Das geht aber nicht mit mechanischer Dialektik, sondern allein durch authentisches Selberdenken, Argumentieren, Überzeugen oder sich überzeugen lassen. Alles andere wird zur unpersönlichen Maschinerie eines Vorläufers der KI.

Hier geht es um Sein oder Nichtsein unserer Kultur. Wer hat Recht? Sokrates mit seiner Absage an Reichtum und Macht, oder die modernen Anbeter des unendlichen Wohlstands und einer grenzenlosen Macht des Fortschritts?

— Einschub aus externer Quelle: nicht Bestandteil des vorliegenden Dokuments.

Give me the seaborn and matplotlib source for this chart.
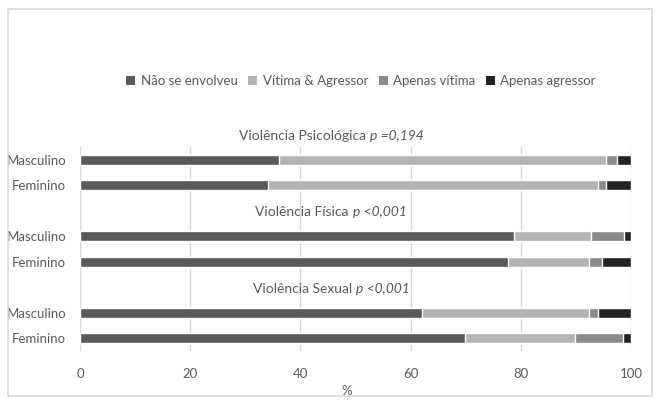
import matplotlib
matplotlib.use("Agg")
import matplotlib.pyplot as plt
import seaborn as sns
import pandas as pd
import numpy as np
from matplotlib.patches import Rectangle, Patch

sns.set_theme(style="white")
plt.rcParams['font.family'] = ['Lato', 'DejaVu Sans']

rows = ["Psic-M", "Psic-F", "gap1", "Fis-M", "Fis-F", "gap2", "Sex-M", "Sex-F"]
row_labels = ["Masculino", "Feminino", "", "Masculino", "Feminino", "", "Masculino", "Feminino"]
bar_rows = ["Psic-M", "Psic-F", "Fis-M", "Fis-F", "Sex-M", "Sex-F"]

series = ["Não se envolveu", "Vítima & Agressor", "Apenas vítima", "Apenas agressor"]
nao_envolveu = [36.1, 34.2, 78.8, 77.6, 62.1, 69.8]
vitima_agressor = [59.3, 59.8, 13.9, 14.7, 30.3, 20.0]
apenas_vitima = [2.0, 1.5, 6.0, 2.4, 1.6, 8.7]
apenas_agressor = [2.6, 4.5, 1.3, 5.3, 6.0, 1.5]
colors = ["#5a5a5a", "#b4b4b4", "#8a8a8a", "#222222"]

titles = [("Violência Psicológica", "p =0,194"),
          ("Violência Física", "p <0,001"),
          ("Violência Sexual", "p <0,001")]
ticks = [0, 20, 40, 60, 80, 100]

vals = np.array([nao_envolveu, vitima_agressor, apenas_vitima, apenas_agressor])
cum = np.cumsum(vals, axis=0)

fig = plt.figure(figsize=(6.58, 4.01), dpi=100)
ax = fig.add_axes([80/658, 1-351/401, 551/658, 204/401])

for i in range(3, -1, -1):
    df = pd.DataFrame({"row": bar_rows, "val": cum[i]})
    sns.barplot(data=df, y="row", x="val", order=rows, color=colors[i],
                orient="h", width=0.4, saturation=1, ax=ax, zorder=3)

ax.set_xlim(0, 100)
ax.set_xticks(ticks)
ax.set_xticklabels([str(t) for t in ticks])
ax.set_yticks(range(len(rows)))
ax.set_yticklabels(row_labels)
ax.set_ylabel("")
ax.set_xlabel("%", color="#595959", fontsize=9.5, labelpad=-2)
ax.xaxis.set_label_coords((347-80)/551, -0.165)
for s in ax.spines.values():
    s.set_visible(False)
ax.grid(axis="x", color="#d9d9d9", linewidth=1, zorder=0)
ax.grid(axis="y", visible=False)
ax.tick_params(axis="both", length=0, labelsize=9.5, labelcolor="#595959")
ax.tick_params(axis="x", pad=12)
ax.tick_params(axis="y", pad=10)

# titles: centred on pixel x ~331
fig.canvas.draw()
renderer = fig.canvas.get_renderer()
center_x = (331-80)/5.51
gap = 4.0 / 5.51
title_y = [-0.95, 2.05, 5.05]
for (normal, ital), yy in zip(titles, title_y):
    t1 = ax.text(0, yy, normal, ha="left", va="center", fontsize=10,
                 color="#595959", clip_on=False, zorder=5)
    t2 = ax.text(0, yy, ital, ha="left", va="center", fontsize=10,
                 color="#595959", style="italic", clip_on=False, zorder=5)
    w1 = t1.get_window_extent(renderer).width / 5.51
    w2 = t2.get_window_extent(renderer).width / 5.51
    start = center_x - (w1 + gap + w2) / 2
    t1.set_x(start)
    t2.set_x(start + w1 + gap)

handles = [Patch(facecolor=c, edgecolor="none") for c in colors]
fig.legend(handles, series, loc="center", bbox_to_anchor=(361/658, 1-81/401),
           ncol=4, frameon=False, fontsize=9.5, handlelength=0.7, handleheight=0.7,
           handletextpad=0.4, columnspacing=0.8, labelcolor="#595959")

fig.patches.append(Rectangle((8/658, 1-396/401), 644/658, 387/401,
                             transform=fig.transFigure, fill=False,
                             edgecolor="#d9d9d9", linewidth=1.2))

fig.savefig("out.png", dpi=100, facecolor="white")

„Ich bemühte mich nämlich, einem jeden von euch die Überzeugung beizubringen, dass er unrecht täte sich eher um sein Hab und Gut zu bekümmern als um sich selber und um die möglichste Förderung seiner sittlichen und geistigen Bildung. Sage ich aber, dass es größtes Glück für den Menschen ist, sich Tag für Tag über die Tugend zu unterhalten … und dass ein Leben ohne Prüfung und Erforschung nicht lebenswert sei …“

Ein Leben ohne Prüfung und Erforschung ist nicht lebenswert! Ein Leben in Genügsamkeit und Selbsterforschung – das höchste und lebenswerteste, was wir uns geistig erarbeiten können? Sätze, die in ihrer hochmütigen Arroganz heute unerträglich wirken.

Hier stoßen wir unvermutet auf ein großes Rätsel unserer unglaublichen Kultur: wie konnte Popper, ein großer Verehrer des Sokrates, zugleich einer der besten Freunde Hayeks sein, ohne dass wir von tiefgehenden Disputationen zwischen den beiden Wienern erfahren hätten?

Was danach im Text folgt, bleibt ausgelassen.